Isleen’s gaze met his. There was something in her eyes, something he couldn’t name that seemed to be pleading for—for what? He was lost, didn’t understand what was happening.

Her chin began to quiver and her eyes went wet, but she blinked rapidly, fanning away the tears. She shifted away from him on the bed, out of touching range, and stared down at the mass of sheets and covers. “When do we leave?” Her voice was steadier than her chin.

“Ten minutes.” Matt turned and headed for the door, then stopped. “Reporters are stationed at the lobby entrance and employee entrance, so you’ll meet me at the ambulance entrance.”

“Okay,” she said. The word itself wasn’t bad, the tone of her voice wasn’t bad, so why did Xander feel bad like they were taking her back to the torture trailer or some equally terrible fate?

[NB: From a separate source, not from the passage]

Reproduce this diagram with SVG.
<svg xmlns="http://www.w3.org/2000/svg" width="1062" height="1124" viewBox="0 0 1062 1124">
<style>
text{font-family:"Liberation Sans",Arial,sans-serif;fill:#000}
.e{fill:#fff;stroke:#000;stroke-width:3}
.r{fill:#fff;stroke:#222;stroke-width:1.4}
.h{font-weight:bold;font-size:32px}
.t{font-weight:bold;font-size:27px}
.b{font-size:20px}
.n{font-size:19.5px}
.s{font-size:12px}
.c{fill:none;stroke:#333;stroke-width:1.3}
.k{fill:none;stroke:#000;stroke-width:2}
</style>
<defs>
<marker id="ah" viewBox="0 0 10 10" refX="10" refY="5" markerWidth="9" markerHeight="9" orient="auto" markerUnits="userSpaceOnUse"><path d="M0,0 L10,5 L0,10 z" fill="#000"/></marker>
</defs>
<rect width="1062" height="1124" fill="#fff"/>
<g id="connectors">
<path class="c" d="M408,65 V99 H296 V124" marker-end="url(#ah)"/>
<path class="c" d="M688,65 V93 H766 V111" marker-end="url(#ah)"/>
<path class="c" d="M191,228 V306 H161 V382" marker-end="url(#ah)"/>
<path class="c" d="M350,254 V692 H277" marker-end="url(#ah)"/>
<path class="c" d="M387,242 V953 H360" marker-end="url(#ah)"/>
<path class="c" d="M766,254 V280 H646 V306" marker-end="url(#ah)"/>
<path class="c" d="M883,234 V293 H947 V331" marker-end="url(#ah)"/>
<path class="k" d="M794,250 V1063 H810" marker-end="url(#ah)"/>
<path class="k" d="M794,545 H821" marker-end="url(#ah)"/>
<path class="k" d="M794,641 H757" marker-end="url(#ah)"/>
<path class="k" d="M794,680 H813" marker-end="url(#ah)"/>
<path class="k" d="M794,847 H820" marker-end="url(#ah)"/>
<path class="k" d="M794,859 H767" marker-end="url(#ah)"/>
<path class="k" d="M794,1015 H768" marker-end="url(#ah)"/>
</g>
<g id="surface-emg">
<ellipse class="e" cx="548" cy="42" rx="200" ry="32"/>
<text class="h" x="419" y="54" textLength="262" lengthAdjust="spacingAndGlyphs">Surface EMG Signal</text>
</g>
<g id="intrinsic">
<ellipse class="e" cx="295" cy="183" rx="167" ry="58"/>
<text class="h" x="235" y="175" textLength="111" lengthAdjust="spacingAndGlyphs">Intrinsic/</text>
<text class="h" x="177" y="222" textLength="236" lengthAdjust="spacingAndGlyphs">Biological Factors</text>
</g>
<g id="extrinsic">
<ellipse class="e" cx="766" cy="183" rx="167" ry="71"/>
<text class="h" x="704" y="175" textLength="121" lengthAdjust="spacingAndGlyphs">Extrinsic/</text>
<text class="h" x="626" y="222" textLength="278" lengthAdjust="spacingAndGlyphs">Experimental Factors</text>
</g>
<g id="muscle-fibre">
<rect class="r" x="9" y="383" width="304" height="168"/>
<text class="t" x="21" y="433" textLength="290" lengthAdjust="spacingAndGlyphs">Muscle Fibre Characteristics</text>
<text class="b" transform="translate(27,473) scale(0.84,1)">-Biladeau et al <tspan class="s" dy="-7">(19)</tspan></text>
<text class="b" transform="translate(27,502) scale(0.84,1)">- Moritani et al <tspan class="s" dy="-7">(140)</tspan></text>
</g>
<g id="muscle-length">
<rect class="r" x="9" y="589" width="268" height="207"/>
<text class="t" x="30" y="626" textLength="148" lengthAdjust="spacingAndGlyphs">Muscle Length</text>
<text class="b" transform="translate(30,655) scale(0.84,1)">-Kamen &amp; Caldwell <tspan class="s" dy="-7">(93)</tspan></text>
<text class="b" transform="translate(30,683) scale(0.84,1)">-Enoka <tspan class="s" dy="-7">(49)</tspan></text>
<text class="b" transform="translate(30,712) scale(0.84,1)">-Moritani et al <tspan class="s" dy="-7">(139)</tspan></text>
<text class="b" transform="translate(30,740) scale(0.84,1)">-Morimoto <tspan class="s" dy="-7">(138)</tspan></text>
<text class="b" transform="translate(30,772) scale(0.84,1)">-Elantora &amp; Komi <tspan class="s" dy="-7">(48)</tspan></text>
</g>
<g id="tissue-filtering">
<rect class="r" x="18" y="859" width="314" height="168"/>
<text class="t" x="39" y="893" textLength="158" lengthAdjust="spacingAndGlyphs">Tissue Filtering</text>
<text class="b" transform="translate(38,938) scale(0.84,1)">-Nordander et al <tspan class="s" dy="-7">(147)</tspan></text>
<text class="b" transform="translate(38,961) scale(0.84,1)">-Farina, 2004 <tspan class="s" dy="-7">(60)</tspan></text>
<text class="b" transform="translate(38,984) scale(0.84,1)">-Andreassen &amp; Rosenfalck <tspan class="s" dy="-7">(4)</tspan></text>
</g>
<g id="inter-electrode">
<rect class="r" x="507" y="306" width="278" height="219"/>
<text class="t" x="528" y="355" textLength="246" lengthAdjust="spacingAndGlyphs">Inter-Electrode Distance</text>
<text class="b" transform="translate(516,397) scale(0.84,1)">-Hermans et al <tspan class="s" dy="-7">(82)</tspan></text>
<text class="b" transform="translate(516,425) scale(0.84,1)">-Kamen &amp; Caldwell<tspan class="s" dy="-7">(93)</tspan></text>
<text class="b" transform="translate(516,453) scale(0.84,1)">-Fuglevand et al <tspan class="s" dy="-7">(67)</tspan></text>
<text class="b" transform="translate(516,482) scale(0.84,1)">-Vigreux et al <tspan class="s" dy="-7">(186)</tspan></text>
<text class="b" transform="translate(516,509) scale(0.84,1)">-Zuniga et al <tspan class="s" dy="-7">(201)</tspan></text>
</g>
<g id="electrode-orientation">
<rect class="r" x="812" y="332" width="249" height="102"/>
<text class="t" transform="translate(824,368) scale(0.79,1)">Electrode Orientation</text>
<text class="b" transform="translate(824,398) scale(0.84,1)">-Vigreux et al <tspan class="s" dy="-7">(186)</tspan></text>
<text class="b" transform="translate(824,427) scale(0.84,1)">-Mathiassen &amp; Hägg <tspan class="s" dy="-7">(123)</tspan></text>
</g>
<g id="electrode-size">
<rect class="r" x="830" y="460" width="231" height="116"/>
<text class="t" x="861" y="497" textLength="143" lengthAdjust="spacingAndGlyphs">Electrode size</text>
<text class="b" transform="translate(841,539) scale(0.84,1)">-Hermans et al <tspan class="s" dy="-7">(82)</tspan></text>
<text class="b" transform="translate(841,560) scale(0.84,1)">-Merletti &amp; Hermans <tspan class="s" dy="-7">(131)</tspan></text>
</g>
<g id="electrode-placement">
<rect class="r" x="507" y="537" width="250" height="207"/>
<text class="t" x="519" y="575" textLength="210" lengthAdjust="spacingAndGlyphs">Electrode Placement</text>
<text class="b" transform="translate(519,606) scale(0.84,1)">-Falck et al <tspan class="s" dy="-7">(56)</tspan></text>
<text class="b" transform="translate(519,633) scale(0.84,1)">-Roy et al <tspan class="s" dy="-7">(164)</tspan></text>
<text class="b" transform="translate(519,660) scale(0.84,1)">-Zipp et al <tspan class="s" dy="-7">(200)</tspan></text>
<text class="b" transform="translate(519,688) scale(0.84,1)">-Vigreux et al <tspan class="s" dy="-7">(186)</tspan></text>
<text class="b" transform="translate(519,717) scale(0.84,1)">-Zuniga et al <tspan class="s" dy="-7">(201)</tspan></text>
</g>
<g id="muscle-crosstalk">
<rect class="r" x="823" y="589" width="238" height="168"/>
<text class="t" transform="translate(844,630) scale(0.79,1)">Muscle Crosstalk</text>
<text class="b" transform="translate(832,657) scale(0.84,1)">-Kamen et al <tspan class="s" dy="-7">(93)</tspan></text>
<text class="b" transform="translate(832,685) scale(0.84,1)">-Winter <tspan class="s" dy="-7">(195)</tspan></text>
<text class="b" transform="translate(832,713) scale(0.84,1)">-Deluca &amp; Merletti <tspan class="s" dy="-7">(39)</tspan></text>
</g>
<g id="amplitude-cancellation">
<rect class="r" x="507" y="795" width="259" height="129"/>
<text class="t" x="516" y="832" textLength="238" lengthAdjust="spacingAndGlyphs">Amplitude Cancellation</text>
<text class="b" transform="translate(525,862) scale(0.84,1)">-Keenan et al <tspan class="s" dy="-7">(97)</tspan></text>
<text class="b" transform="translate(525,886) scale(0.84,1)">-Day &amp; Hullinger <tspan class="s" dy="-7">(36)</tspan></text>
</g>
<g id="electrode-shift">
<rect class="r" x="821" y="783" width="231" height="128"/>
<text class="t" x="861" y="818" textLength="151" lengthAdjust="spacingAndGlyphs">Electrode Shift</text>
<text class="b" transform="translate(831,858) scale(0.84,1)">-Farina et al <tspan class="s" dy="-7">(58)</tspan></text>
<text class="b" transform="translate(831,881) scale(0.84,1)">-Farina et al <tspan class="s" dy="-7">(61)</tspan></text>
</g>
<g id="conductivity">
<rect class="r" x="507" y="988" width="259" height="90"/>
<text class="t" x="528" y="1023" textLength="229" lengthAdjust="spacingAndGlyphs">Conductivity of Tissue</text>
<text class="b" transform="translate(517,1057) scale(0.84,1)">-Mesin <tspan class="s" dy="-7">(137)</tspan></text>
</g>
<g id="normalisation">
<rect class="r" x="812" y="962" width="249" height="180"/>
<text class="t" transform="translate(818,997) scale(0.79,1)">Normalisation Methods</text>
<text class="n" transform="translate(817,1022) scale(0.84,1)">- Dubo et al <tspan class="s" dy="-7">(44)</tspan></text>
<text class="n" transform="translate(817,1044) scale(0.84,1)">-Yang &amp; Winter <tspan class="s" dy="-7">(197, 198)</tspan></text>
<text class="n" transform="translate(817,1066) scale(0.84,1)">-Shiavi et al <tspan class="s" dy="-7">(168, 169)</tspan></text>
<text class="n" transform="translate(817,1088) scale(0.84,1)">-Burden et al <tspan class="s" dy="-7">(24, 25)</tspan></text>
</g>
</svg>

Isleen lifted her chin and aimed her words at Matt. “I need some clothes.”

What was going on? Why was she talking to the family asshole when the guy who’d found her, the guy who hadn’t left her side—except for a moment—was sitting a foot away?

One side of Matt’s top lip curled up in an Elvis-worthy sneer. “Xander’s in charge of that shit.” He tossed Xander a WTF look and left the room.

Neither of them moved.

“Baby, what’s wrong?” He scooted closer, but Isleen raised her hand in the universal sign for stop.

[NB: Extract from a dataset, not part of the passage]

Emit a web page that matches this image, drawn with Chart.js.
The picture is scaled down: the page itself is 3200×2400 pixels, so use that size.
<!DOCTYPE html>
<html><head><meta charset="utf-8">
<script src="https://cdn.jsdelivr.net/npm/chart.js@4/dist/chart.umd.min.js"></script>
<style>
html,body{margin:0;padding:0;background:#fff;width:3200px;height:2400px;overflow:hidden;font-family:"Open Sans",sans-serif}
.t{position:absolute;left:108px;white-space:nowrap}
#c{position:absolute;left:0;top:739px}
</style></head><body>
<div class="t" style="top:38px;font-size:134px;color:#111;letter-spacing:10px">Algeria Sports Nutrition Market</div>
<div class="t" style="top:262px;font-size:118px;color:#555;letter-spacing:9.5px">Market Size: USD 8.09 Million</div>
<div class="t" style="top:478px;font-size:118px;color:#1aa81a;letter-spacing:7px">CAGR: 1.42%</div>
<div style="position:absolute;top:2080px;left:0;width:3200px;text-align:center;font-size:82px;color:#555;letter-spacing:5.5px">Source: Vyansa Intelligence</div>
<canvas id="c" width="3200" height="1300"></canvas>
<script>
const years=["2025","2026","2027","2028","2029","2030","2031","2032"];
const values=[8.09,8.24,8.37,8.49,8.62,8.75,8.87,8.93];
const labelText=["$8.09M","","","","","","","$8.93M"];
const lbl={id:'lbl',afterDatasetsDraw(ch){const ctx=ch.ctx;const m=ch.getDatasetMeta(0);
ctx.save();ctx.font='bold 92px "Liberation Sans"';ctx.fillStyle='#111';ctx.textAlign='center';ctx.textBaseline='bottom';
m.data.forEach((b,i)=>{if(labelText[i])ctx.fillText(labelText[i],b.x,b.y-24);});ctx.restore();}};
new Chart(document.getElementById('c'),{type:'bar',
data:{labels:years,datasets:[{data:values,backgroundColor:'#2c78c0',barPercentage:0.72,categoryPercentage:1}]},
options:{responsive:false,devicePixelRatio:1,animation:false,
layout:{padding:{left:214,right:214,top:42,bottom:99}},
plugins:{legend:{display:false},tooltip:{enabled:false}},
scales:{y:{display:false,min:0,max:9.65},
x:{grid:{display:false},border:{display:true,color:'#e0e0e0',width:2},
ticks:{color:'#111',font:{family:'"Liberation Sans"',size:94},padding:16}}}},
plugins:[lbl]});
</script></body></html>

“I need clothes.” She looked everywhere except at him.

He reached over, opened the drawer beside the bed, and took out a set of clothes Row had brought for her. He held out the bundle. “Tell me what’s wrong.” No, that was not the sound of pleading in his voice. He didn’t plead. He didn’t beg—at least not since he was child and his dad stopped speaking to him. Since then, Xander hadn’t let himself care about anyone because this was exactly what happened whenever he cared.





Chapter 8


“Isleen. Wake up.”

The richness of Xander’s voice poured into her sluggish, sleepy mind like hot fudge. She basked in the warm sweetness of that special moment between sleep and waking, the muted crunching of gravel under the car tires a surprising lullaby.

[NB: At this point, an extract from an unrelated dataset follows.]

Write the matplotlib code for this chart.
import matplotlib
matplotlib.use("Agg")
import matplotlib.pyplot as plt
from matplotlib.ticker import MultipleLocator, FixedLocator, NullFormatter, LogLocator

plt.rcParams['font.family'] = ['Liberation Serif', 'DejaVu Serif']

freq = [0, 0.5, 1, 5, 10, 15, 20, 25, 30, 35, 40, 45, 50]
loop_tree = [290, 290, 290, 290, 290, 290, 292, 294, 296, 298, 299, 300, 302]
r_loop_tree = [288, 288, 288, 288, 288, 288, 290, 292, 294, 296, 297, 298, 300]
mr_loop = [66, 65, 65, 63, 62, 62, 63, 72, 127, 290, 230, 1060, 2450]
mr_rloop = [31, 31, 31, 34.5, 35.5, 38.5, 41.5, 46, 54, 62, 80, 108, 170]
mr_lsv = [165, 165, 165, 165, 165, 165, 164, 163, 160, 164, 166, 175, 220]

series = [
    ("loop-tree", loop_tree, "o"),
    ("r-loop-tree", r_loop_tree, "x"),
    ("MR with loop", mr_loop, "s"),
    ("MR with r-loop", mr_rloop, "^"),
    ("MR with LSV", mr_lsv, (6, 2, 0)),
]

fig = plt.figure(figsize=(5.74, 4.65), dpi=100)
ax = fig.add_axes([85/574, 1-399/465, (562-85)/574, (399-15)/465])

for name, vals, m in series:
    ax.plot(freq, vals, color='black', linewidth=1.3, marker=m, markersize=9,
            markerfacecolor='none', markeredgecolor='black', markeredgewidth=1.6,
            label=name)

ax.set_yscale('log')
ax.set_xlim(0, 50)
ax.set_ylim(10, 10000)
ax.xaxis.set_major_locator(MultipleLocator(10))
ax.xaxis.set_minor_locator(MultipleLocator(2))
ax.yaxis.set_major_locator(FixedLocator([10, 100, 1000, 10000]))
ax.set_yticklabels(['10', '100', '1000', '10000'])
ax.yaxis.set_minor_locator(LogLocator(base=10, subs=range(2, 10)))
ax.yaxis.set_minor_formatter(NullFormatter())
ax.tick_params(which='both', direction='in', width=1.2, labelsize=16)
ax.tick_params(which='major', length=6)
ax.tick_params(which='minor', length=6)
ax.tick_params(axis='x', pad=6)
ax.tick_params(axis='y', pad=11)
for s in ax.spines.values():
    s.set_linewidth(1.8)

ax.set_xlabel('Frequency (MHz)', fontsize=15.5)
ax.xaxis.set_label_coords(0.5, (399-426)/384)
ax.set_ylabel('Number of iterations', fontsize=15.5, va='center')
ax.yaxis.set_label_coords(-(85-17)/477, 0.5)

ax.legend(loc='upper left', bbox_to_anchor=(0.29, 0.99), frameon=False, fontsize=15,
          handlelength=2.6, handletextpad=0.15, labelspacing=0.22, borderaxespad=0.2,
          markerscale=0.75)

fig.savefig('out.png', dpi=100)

“We’re almost home.” Xander shook her leg, his touch firm and full of reassurance. Every one of Isleen’s nerve endings electrified and stood at attention, wanting and waiting for more of him. She could feel the energy of his body colliding with hers, pulling her toward him. Only there was something wrong with that, wasn’t there? She searched her memory for why Xander’s touch would be wrong, when all her dreams of him had been so—

Alex is your grandmother’s husband…my father. Xander’s father. Which meant Xander was her grandmother’s son. Which meant he was Isleen’s uncle. That made every dream she had of him—every feeling—sick, twisted, and wrong.

Her eyes popped open so fast she nearly lost her lids inside her brainpan.